Mr Kim's motivation for suddenly proposing the Olympic detente in a New Year address, a departure from his usually dismissive approach toward South Korea, has been seen as an attempt to exploit Mr Moon's desire for reconciliation and Mr Trump's push to eliminate a threat to the US homeland. Sanctions against Mr Kim have targeted oil imports and much of the country's export revenue.

A commentary published Sunday by the state-run Korean Central News Agency in Pyongyang described improved ties with Seoul as a "crucial matter" and warned that "depending on foreign powers" could complicate talks.

Mr Trump and other US officials have so far expressed support for the dialogue while playing down the prospect of a bigger breakthrough. Mr Kim has vowed to never surrender his nuclear arsenal, which makes any US-backed regime-change effort like those in Iraq and Libya far more dangerous.

"Right now, they're talking Olympics. It's a start. It's a big start," Mr Trump told reporters at Camp David on Saturday. The president, who had previously dismissed the value of diplomacy, said it would be "great for humanity" if something more resulted, even suggesting he could meet Mr Kim under the right conditions.

Other Trump administration officials have been cautious. Secretary of Defense James Mattis on Friday said North Korea can't "drive a wedge" into the US-South Korea alliance, while Secretary of State Rex Tillerson told the Associated Press that it could be an important breakthrough or simply a meeting "about the Olympics and nothing else happens".

Japanese Prime Minister Shinzo Abe - another key player in the US-led pressure campaign against Mr Kim - also expressed wariness. He told Japan's NHK network on Sunday that North Korea must abandon its nuclear programme and "talks for the sake of talks are meaningless".

The South Korean delegation expected to meet at the village of Panmunjom, where the Korean Armistice Agreement was signed in 1953, will be led by Unification Minister Cho Myoung-gyon. He'll face Ri Son Gwon, chairman of North Korea's Committee for Peaceful Unification.

"It's an open-ended agenda that enables discussion on every issue of mutual interest," said Koh Yu-hwan, who leads an advisory group to Mr Moon's National Security Council and teaches North Korean studies at Dongguk University.

"The main focus and real outcome will be the North's Olympics participation."
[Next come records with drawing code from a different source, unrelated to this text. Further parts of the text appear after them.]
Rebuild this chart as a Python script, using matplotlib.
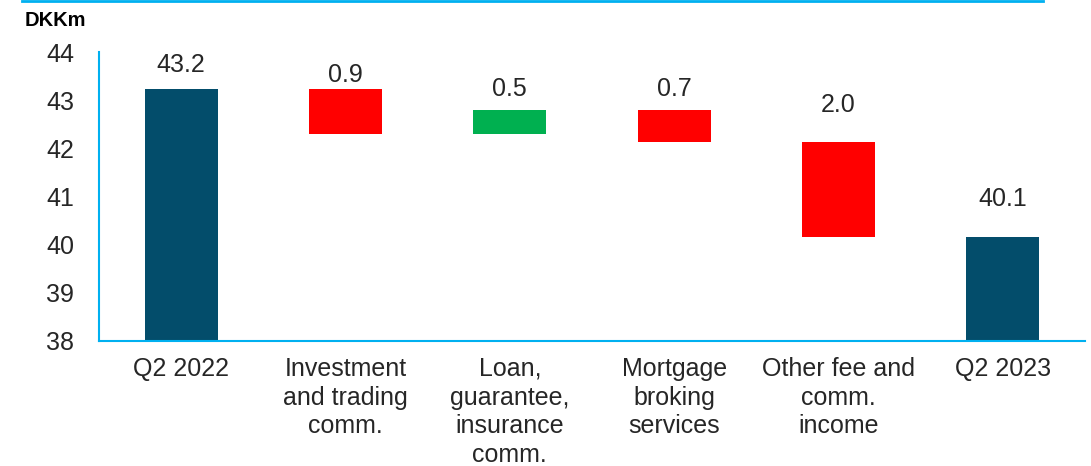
import matplotlib
matplotlib.use("Agg")
import matplotlib.pyplot as plt
from matplotlib.lines import Line2D

# ---- data ----
categories = ["Q2 2022", "Investment\nand trading\ncomm.", "Loan,\nguarantee,\ninsurance\ncomm.",
              "Mortgage\nbroking\nservices", "Other fee and\ncomm.\nincome", "Q2 2023"]
start_value = 43.24
changes = [-0.94, 0.49, -0.66, -1.98]
end_value = 40.15
value_labels = ["43.2", "0.9", "0.5", "0.7", "2.0", "40.1"]
y_ticks = [38, 39, 40, 41, 42, 43, 44]
unit_label = "DKKm"

# ---- style ----
W, H = 1091, 466
DARK = "#034d6b"
RED = "#ff0000"
GREEN = "#00b050"
CYAN = "#00b0f0"
TEXT = "#262626"
FONT = ["Liberation Sans", "DejaVu Sans"]
label_gap_px = [24, 14, 21, 21, 37, 38]
FS = 18

plt.rcParams["font.family"] = FONT

fig = plt.figure(figsize=(W / 100, H / 100), dpi=100)
ax = fig.add_axes([99 / W, 1 - 341 / H, (1085 - 99) / W, (341 - 52) / H])

# waterfall geometry from data
bottoms, heights, colors = [], [], []
bottoms.append(38); heights.append(start_value - 38); colors.append(DARK)
level = start_value
for c in changes:
    new = level + c
    bottoms.append(min(level, new))
    heights.append(abs(c))
    colors.append(GREEN if c > 0 else RED)
    level = new
bottoms.append(38); heights.append(end_value - 38); colors.append(DARK)

x = list(range(len(categories)))
ax.bar(x, heights, bottom=bottoms, width=0.445, color=colors, edgecolor="none", zorder=2)

for xi, b, h, lab, gap in zip(x, bottoms, heights, value_labels, label_gap_px):
    ax.annotate(lab, xy=(xi, b + h), xytext=(0, gap), textcoords="offset pixels",
                ha="center", va="center", fontsize=FS, color=TEXT)

ax.set_xlim(-0.5, 5.5)
ax.set_ylim(38, 44)
ax.set_yticks(y_ticks)
ax.set_yticklabels([str(t) for t in y_ticks])
ax.set_xticks(x)
ax.set_xticklabels(categories, linespacing=1.25)

ax.tick_params(axis="y", length=0, pad=18, labelsize=FS, labelcolor=TEXT)
ax.tick_params(axis="x", length=0, pad=11.5, labelsize=FS, labelcolor=TEXT)

for s in ["top", "right"]:
    ax.spines[s].set_visible(False)
for s in ["left", "bottom"]:
    ax.spines[s].set_color(CYAN)
    ax.spines[s].set_linewidth(1.5)

fig.text(25 / W, 1 - 26 / H, unit_label, fontsize=14.5, fontweight="bold",
         color="black", ha="left", va="baseline")

fig.add_artist(Line2D([22 / W, 1043 / W], [1 - 1 / H, 1 - 1 / H],
                      transform=fig.transFigure, color=CYAN, linewidth=2))

fig.savefig("out.png", dpi=100)
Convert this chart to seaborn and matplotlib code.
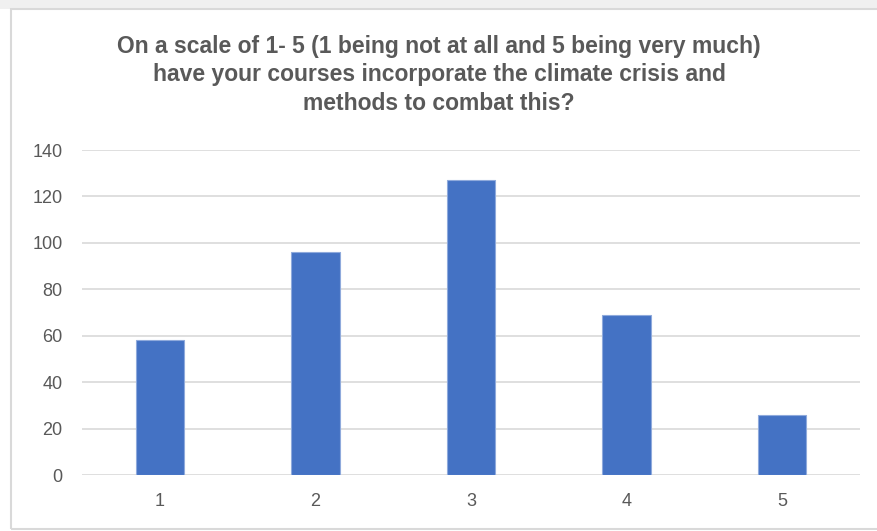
import matplotlib
matplotlib.use("Agg")
import matplotlib.pyplot as plt
import seaborn as sns
import pandas as pd
from matplotlib.patches import Rectangle

# Data
ratings = ["1", "2", "3", "4", "5"]
counts = [58, 96, 127, 69, 26]

title = ("On a scale of 1- 5 (1 being not at all and 5 being very much)\n"
         "have your courses incorporate the climate crisis and\n"
         "methods to combat this?")

df = pd.DataFrame({"rating": ratings, "count": counts})

sns.set_theme(style="white")
plt.rcParams["font.family"] = ["Liberation Sans", "DejaVu Sans"]

fig = plt.figure(figsize=(8.78, 5.31), dpi=100)
fig.patch.set_facecolor("white")

# light grey strip at the top and chart border
fig.patches.append(Rectangle((0, 1 - 9 / 531), 1, 9 / 531, transform=fig.transFigure,
                             facecolor="#f0f0f0", edgecolor="none", zorder=0))
fig.patches.append(Rectangle((11 / 878, 2 / 531), 1, 1 - 11 / 531, transform=fig.transFigure,
                             facecolor="none", edgecolor="#d9d9d9", linewidth=1.5, zorder=1))

ax = fig.add_axes([82 / 878, 1 - 475 / 531, (860 - 82) / 878, (475 - 150) / 531])

sns.barplot(data=df, x="rating", y="count", color="#4472c4", saturation=1,
            width=0.31, ax=ax, zorder=3, edgecolor="#8faadc", linewidth=0.8)

ax.set_ylim(0, 140)
ax.set_yticks(range(0, 141, 20))
ax.grid(axis="y", color="#d9d9d9", linewidth=1.2, zorder=0)
ax.set_axisbelow(True)
for s in ax.spines.values():
    s.set_visible(False)
ax.set_xlabel("")
ax.set_ylabel("")
ax.tick_params(axis="both", length=0, labelsize=13, labelcolor="#595959")
ax.tick_params(axis="y", pad=14)
ax.tick_params(axis="x", pad=13)

fig.text(0.5, 1 - 35 / 531, title, ha="center", va="top", fontsize=16.5,
         fontweight="bold", color="#595959", linespacing=1.3)

fig.savefig("out.png", dpi=100)
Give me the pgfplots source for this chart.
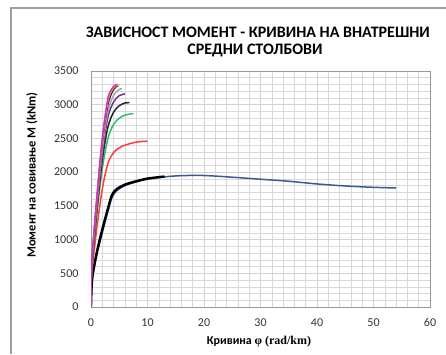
\documentclass[border=0pt]{standalone}
\usepackage{pgfplots}
\pgfplotsset{compat=1.18}
\usepackage{fontspec}
\setmainfont{Carlito}
\newfontfamily\serifb{Liberation Serif}
\definecolor{cpink}{HTML}{CC33CC}
\definecolor{corange}{HTML}{F79646}
\definecolor{cgray}{HTML}{A6A6A6}
\definecolor{cpurple}{HTML}{7030A0}
\definecolor{cdark}{HTML}{262626}
\definecolor{cgreen}{HTML}{2EBF6A}
\definecolor{cred}{HTML}{FF3B3B}
\definecolor{cblue}{HTML}{3A5A94}
\begin{document}
\begin{tikzpicture}[x=1pt,y=1pt]
\useasboundingbox (0,0) rectangle (446,354);
\draw[gray!75, line width=1.2pt] (11,0) -- (11,346) -- (446,346);
\begin{axis}[at={(91pt,47pt)}, anchor=origin, scale only axis,
  width=339pt, height=236pt,
  xmin=0, xmax=60, ymin=0, ymax=3500,
  xtick={0,10,...,60}, ytick={0,500,...,3500},
  minor x tick num=4, minor y tick num=4,
  grid=both, major grid style={gray!35, line width=0.6pt}, minor grid style={gray!30, line width=0.5pt},
  axis line style={gray!80, line width=0.8pt},
  major tick length=0pt, minor tick length=0pt,
  ticklabel style={font=\fontsize{12}{12}\selectfont, text=black!80},
  yticklabel style={xshift=-9pt},
  xticklabel style={yshift=-8pt},
  /pgf/number format/assume math mode=true,
  /pgf/number format/1000 sep={},
  every axis plot/.append style={smooth, tension=0.5, line width=1.5pt, no markers}]
\addplot[cblue] coordinates {(0,0)(0.2,380)(1,760)(2,1100)(3,1420)(3.7,1620)(4.5,1720)(6,1800)(8,1855)(10,1895)(13,1930)(16,1948)(20,1950)(25,1925)(30,1895)(35,1865)(40,1825)(45,1795)(50,1775)(54,1765)};
\addplot[black, line width=2.4pt] coordinates {(0,0)(0.2,420)(1,800)(2,1150)(3,1460)(3.7,1660)(4.5,1745)(6,1815)(8,1865)(10,1905)(13,1935)};
\addplot[cred] coordinates {(0,0)(0.1,450)(1,1150)(2,1750)(3,2130)(4,2290)(5,2360)(6,2400)(8,2445)(10,2460)};
\addplot[cgreen] coordinates {(0,0)(0.1,500)(1,1350)(2,2050)(3,2500)(4,2710)(5,2800)(6,2845)(7.5,2870)};
\addplot[cdark] coordinates {(0,0)(0.1,500)(1,1400)(2,2180)(3,2670)(4,2890)(5,2985)(6,3025)(6.8,3030)};
\addplot[cpurple] coordinates {(0,0)(0.1,550)(1,1450)(2,2270)(3,2820)(4,3040)(5,3135)(6,3160)};
\addplot[cgray] coordinates {(0,0)(0.1,550)(1,1500)(2,2350)(3,2900)(4,3140)(5,3225)(5.5,3240)};
\addplot[black] coordinates {(0,0)(0.1,600)(1,1550)(2,2450)(3,3010)(4,3230)(4.8,3285)};
\addplot[corange] coordinates {(0,0)(0.1,600)(1,1560)(2,2460)(3,3050)(4,3250)(5,3300)};
\addplot[cpink] coordinates {(0,0)(0.1,600)(1,1600)(2,2500)(3,3100)(4,3270)(4.6,3300)};
\end{axis}
\node[font=\fontsize{16}{16}\selectfont\bfseries] at (258,322) {ЗАВИСНОСТ МОМЕНТ - КРИВИНА НА ВНАТРЕШНИ};
\node[font=\fontsize{16}{16}\selectfont\bfseries] at (255,304) {СРЕДНИ СТОЛБОВИ};
\node[font=\fontsize{12.5}{12.5}\selectfont\bfseries, rotate=90] at (32,179) {Момент на совивање M (kNm)};
\node[font=\fontsize{12}{12}\selectfont\bfseries, inner sep=1pt] at (259,12) {Кривина {\serifb φ (rad/km)}};
\end{tikzpicture}
\end{document}
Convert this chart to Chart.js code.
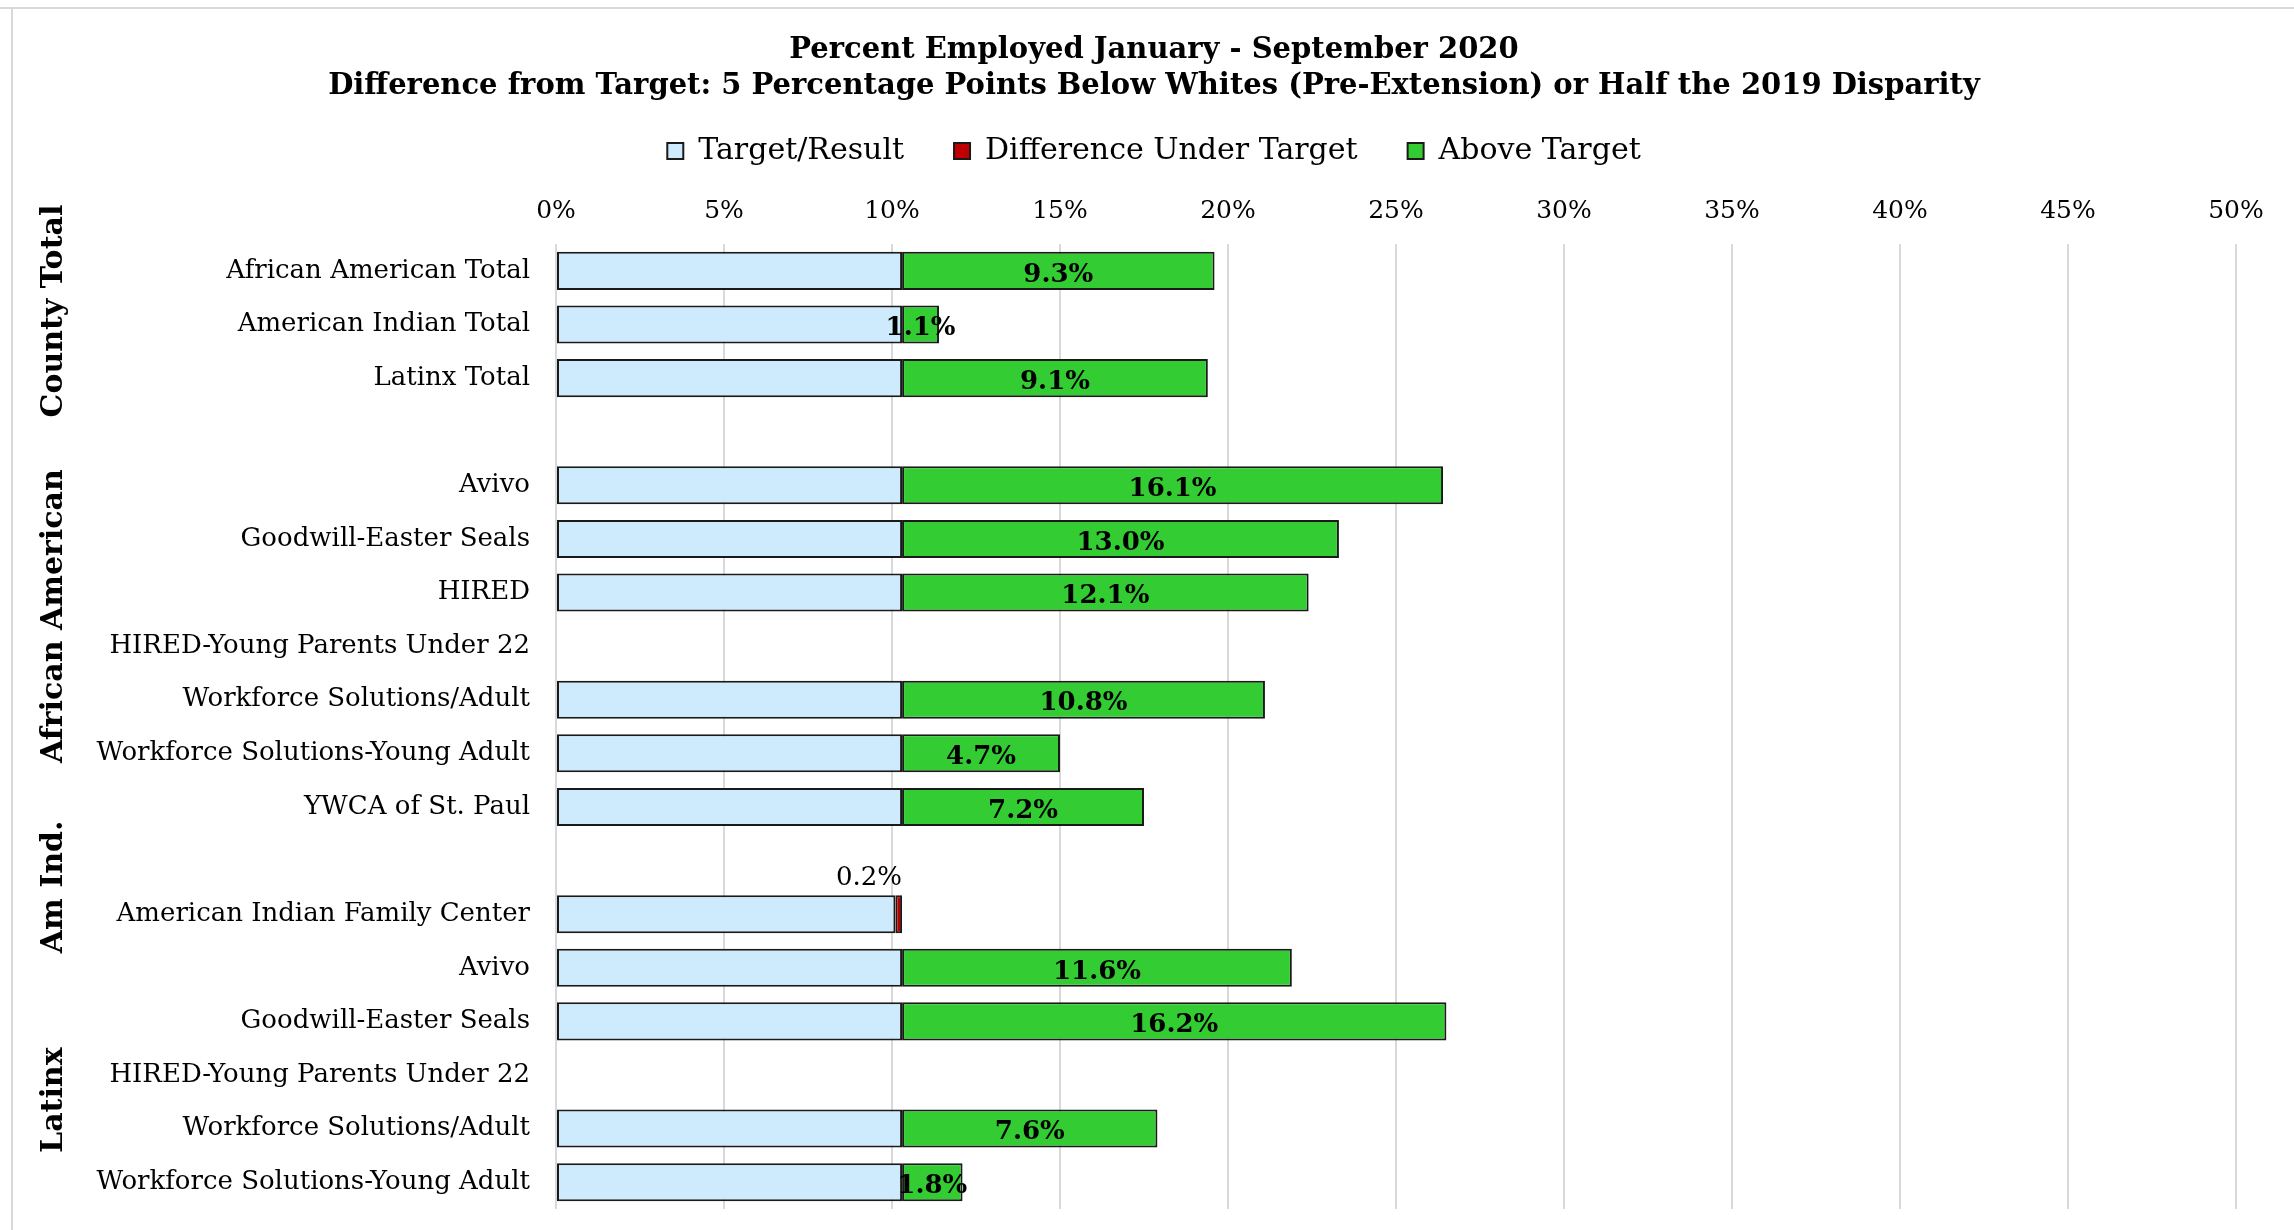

Neither South Korea nor the US want any disruptions during the Olympics in Pyeongchang, about 80 kilometres from the heavily fortified border. At Mr Moon's request, Mr Trump delayed annual joint US-South Korean military exercises - long a source of consternation to the North - until after the Paralympic Games end March 18.

Mr Moon was prepared to offer Mr Kim a wide range of Olympics options, South Korea's JTBC cable station reported, citing an official in the president's office it didn't identify. That included everything from forming a single cheering squad to fielding a joint team and making North Korea a co-host, the network said.

North Korean Olympic representative Chang Ung was expected to meet International Olympic Committee officials in Switzerland this week to discuss his country's participation in the event, South Korea's Yonhap News Agency reported, citing unidentified people. Mr Chang told reporters Saturday at Beijing Capital International Airport that a pair of North Korean figure skaters were likely to compete, Japan's Kyodo News reported.

On Friday, Mr Moon said the Olympics talks would bode well for eventual negotiations between the US and North Korea, even as he pledged to be firm with Kim's regime.

"I won't stand too weak in front of North Korea only to gain a dialogue opportunity like we did in the past," Mr Moon said. "I'll pursue both dialogue and peace with North Korea," he said, adding that he would also ensure the country is "prepared with strong defence capabilities".